1800s | 1910s

“Antique” Work-in-progress

December 6, 2011

My husbands grandmother passed away a couple of months ago.  Her house was a treasure trove of antiques.  My mother in law bundled up a bunch of beautiful old table runners, doilies, linens, hankies and fabric for me (I blogged about them here – I love vintage textiles), and this was in amongst all of them. It is the oldest unfinished “work-in-progress” I own! The lace down the right hand side is not attached and the neck is open (it is pinned in the picture). I am curious about the age of it.  I am not sure whether it is more Edwardian or Victorian in shape or sure whether this would have been left as a separate collar or sewn onto a garment.

The black silk is in excellent condition – in much better shape that an Edwardian blouse I have in my collection.  It is very stiffly faced and has the most delicate velvet ribbon around the neck. I would love to finish it, but I want to make sure I finish it how it would have been finished!

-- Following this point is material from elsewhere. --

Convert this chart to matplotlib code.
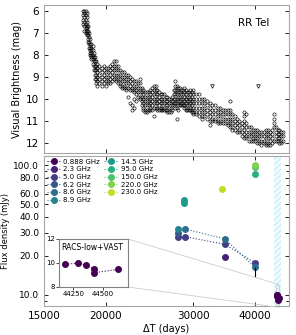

If anyone has any insight as to the period and how it would be worn or finished, I would love to hear it 🙂  There some photos of my other Edwardian Era finds on my blog, if you are interested.  Thanks a lot for your help!



  1. What a beautiful piece, but I have no expertise to share. How lovely it would be to actually wear it! I heartily believe in “living vintage!” Make sure you let us know what you decide to do. 🙂

  2. It’s right on the cusp of Victorian/Edwardian – it dates at the earliest to the very late 1890s, when the “pouter pigeon” front came in, to about 1909, after which the waist started rising and loosening.

    Generally the way these fasten is that there are hooks and eyes or hooks and thread loops up the wearer’s left front (that’s why it isn’t sewn together there), and then the collar wraps around and hooks at the side back or back.

    This might have been meant as an interchangeable collar, but it looks to me more like the type that was meant to be sewn to a specific dress and formed the front opening for it.